Proprio la dimensione più propriamente elettorale chiama in causa il terzo elemento importante delle prossime regionali. Al di là dei due partiti maggiori, interessante sarà per motivi differenti osservare i risultati di Europe Ecologie e del Front national, oltre che verificare la sopravvivenza o meno del Modem di Bayrou e dei partiti della sinistra estrema. Il partito di Le Pen, in costante calo dopo l’exploit delle presidenziali del 2002, potrebbe forse per l’ultima volta giocare brutti scherzi alla destra post-gollista. Laddove infatti dovesse superare il primo turno (10% dei voti per ripresentarsi da solo, 5% per potersi coalizzare) si riproporrebbero quei “triangolari” (Ump-Ps-Fn) vero incubo per il partito del Presidente. Per quanto riguarda Europe Ecologie (accreditata del 14%) si tratta del banco di prova del consolidamento. Sarà la nuova terza forza accanto a Ump e Ps? E soprattutto quale sarà la strategia di alleanza con il Ps?
Il Modem di Bayrou quasi certamente confermerà il suo scarso radicamento locale, ma una nuova sconfitta di uno dei protagonisti delle presidenziali del 2007, unita alle continue emorragie di eletti (soprattutto verso l’Ump) potrebbero rimettere in discussione la leadership di un partito che non si è mostrato in grado, ad oggi, di superare la mera dimensione di personalizzazione. Infine è in arrivo una resa dei conti all’interno della sinistra estrema, con la stella di Besancenot in costante declino e l’ascesa del Front de gauche, che riunisce transfughi del Ps e del vecchio Pcf.

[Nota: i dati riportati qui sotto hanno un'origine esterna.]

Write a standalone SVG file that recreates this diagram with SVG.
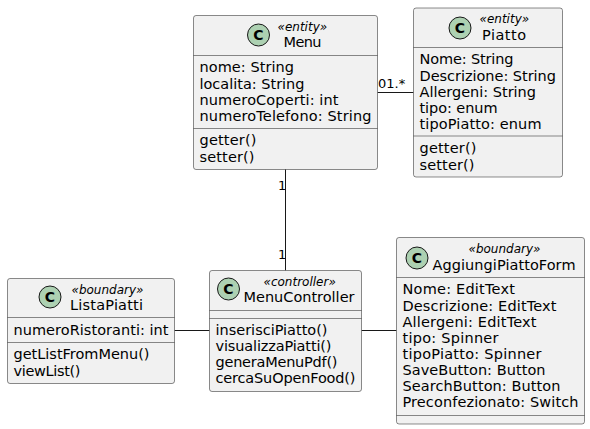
<svg xmlns="http://www.w3.org/2000/svg" width="590" height="429" viewBox="0 0 590 429">
<defs>
<style>
text{font-family:"DejaVu Sans",sans-serif;fill:#000}
.m{font-size:14.5px}
.s{font-size:12px;font-style:italic}
.l{font-size:13px}
.box{fill:#F1F1F1;stroke:#181818;stroke-width:.5}
.div{stroke:#181818;stroke-width:.5}
.spot{fill:#ADD1B2;stroke:#181818;stroke-width:1}
.c{font-size:14px;font-weight:bold}
.conn{stroke:#181818;stroke-width:1;fill:none}
</style>
</defs>
<rect width="590" height="429" fill="#fff"/>
<g id="connectors">
<path class="conn" d="M377.5 92.5H413.5"/>
<path class="conn" d="M285.5 169V270.5"/>
<path class="conn" d="M174.5 330.5H209.5"/>
<path class="conn" d="M361.5 330.5H396.5"/>
<text class="l" x="378" y="88">01.*</text>
<text class="l" x="278" y="190">1</text>
<text class="l" x="278" y="259">1</text>
</g>
<g id="Menu">
<rect class="box" x="193.5" y="15.5" width="184" height="154" rx="2.5"/>
<circle class="spot" cx="258.5" cy="35" r="11"/>
<text class="c" x="258.5" y="40" text-anchor="middle">C</text>
<text class="s" x="277.5" y="31">«entity»</text>
<text class="m" x="283.5" y="47" textLength="38">Menu</text>
<path class="div" d="M193.5 55.5H377.5M193.5 128.5H377.5"/>
<text class="m" x="199.5" y="72" textLength="94.5">nome: String</text>
<text class="m" x="199.5" y="89" textLength="105">localita: String</text>
<text class="m" x="199.5" y="105" textLength="139">numeroCoperti: int</text>
<text class="m" x="199.5" y="121" textLength="172">numeroTelefono: String</text>
<text class="m" x="199.5" y="145" textLength="57">getter()</text>
<text class="m" x="199.5" y="162" textLength="55">setter()</text>
</g>
<g id="Piatto">
<rect class="box" x="413.5" y="8" width="149" height="169" rx="2.5"/>
<circle class="spot" cx="460" cy="28" r="11"/>
<text class="c" x="460" y="33" text-anchor="middle">C</text>
<text class="s" x="479.5" y="23">«entity»</text>
<text class="m" x="482" y="39.5" textLength="44">Piatto</text>
<path class="div" d="M413.5 47.5H562.5M413.5 136H562.5"/>
<text class="m" x="419.5" y="64" textLength="94">Nome: String</text>
<text class="m" x="419.5" y="81" textLength="136.5">Descrizione: String</text>
<text class="m" x="419.5" y="97" textLength="116.5">Allergeni: String</text>
<text class="m" x="419.5" y="113" textLength="78">tipo: enum</text>
<text class="m" x="419.5" y="129" textLength="122">tipoPiatto: enum</text>
<text class="m" x="419.5" y="153" textLength="57">getter()</text>
<text class="m" x="419.5" y="170" textLength="55">setter()</text>
</g>
<g id="ListaPiatti">
<rect class="box" x="7.5" y="278.5" width="167" height="105" rx="2.5"/>
<circle class="spot" cx="50" cy="297" r="11"/>
<text class="c" x="50" y="302" text-anchor="middle">C</text>
<text class="s" x="71.5" y="293.5">«boundary»</text>
<text class="m" x="70" y="310" textLength="73">ListaPiatti</text>
<path class="div" d="M7.5 317.5H174.5M7.5 342.5H174.5"/>
<text class="m" x="13.5" y="335" textLength="155">numeroRistoranti: int</text>
<text class="m" x="13.5" y="359" textLength="136">getListFromMenu()</text>
<text class="m" x="13.5" y="376" textLength="67">viewList()</text>
</g>
<g id="MenuController">
<rect class="box" x="209.5" y="270.5" width="152" height="121" rx="2.5"/>
<circle class="spot" cx="228.5" cy="289" r="11"/>
<text class="c" x="228.5" y="294" text-anchor="middle">C</text>
<text class="s" x="263.5" y="285.5">«controller»</text>
<text class="m" x="243.5" y="302" textLength="111">MenuController</text>
<path class="div" d="M209.5 310.5H361.5M209.5 318.5H361.5"/>
<text class="m" x="215.5" y="335" textLength="112">inserisciPiatto()</text>
<text class="m" x="215.5" y="351" textLength="116">visualizzaPiatti()</text>
<text class="m" x="215.5" y="367" textLength="122">generaMenuPdf()</text>
<text class="m" x="215.5" y="383" textLength="140">cercaSuOpenFood()</text>
</g>
<g id="AggiungiPiattoForm">
<rect class="box" x="396.5" y="237.5" width="188" height="186.5" rx="2.5"/>
<circle class="spot" cx="417" cy="258" r="11"/>
<text class="c" x="417" y="263" text-anchor="middle">C</text>
<text class="s" x="468.5" y="253">«boundary»</text>
<text class="m" x="432.5" y="269.5" textLength="143">AggiungiPiattoForm</text>
<path class="div" d="M396.5 277.5H584.5M396.5 415.5H584.5"/>
<text class="m" x="402.5" y="294" textLength="112.5">Nome: EditText</text>
<text class="m" x="402.5" y="310.5" textLength="154">Descrizione: EditText</text>
<text class="m" x="402.5" y="326.5" textLength="134">Allergeni: EditText</text>
<text class="m" x="402.5" y="342.5" textLength="96">tipo: Spinner</text>
<text class="m" x="402.5" y="358.5" textLength="139">tipoPiatto: Spinner</text>
<text class="m" x="402.5" y="375" textLength="143">SaveButton: Button</text>
<text class="m" x="402.5" y="391" textLength="158">SearchButton: Button</text>
<text class="m" x="402.5" y="407" textLength="176">Preconfezionato: Switch</text>
</g>
</svg>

Un quarto ed importante punto riguarda ancora il Ps, ma in particolare la rediviva Ségolène Royal. La sua rielezione in Poitou-Charentes è praticamente certa. L’ex candidata socialista alle presidenziali del 2007 ha fatto grande attenzione a mantenere un profilo locale e di prossimità nella sua campagna elettorale, ma ha anche mandato importanti segnali nazionali riempiendo la sua lista di centristi e verdi. Se i sondaggi non saranno smentiti, il 21 marzo sarà la data della prima vittoria elettorale del segretario Aubry, ma quasi certamente segnerà anche l’inizio di quella “guerre des ego” che lacererà i socialisti fino alle primarie per le presidenziali del 2012. Ma non dormirà sonni tranquilli di certo Sarkozy, che ha promesso nessun reimpasto di governo e nessun dibattito su un eventuale secondo suo mandato presidenziale, discorso da affrontare a fine 2011. Insomma, elezioni regionali con ricadute solo regionali?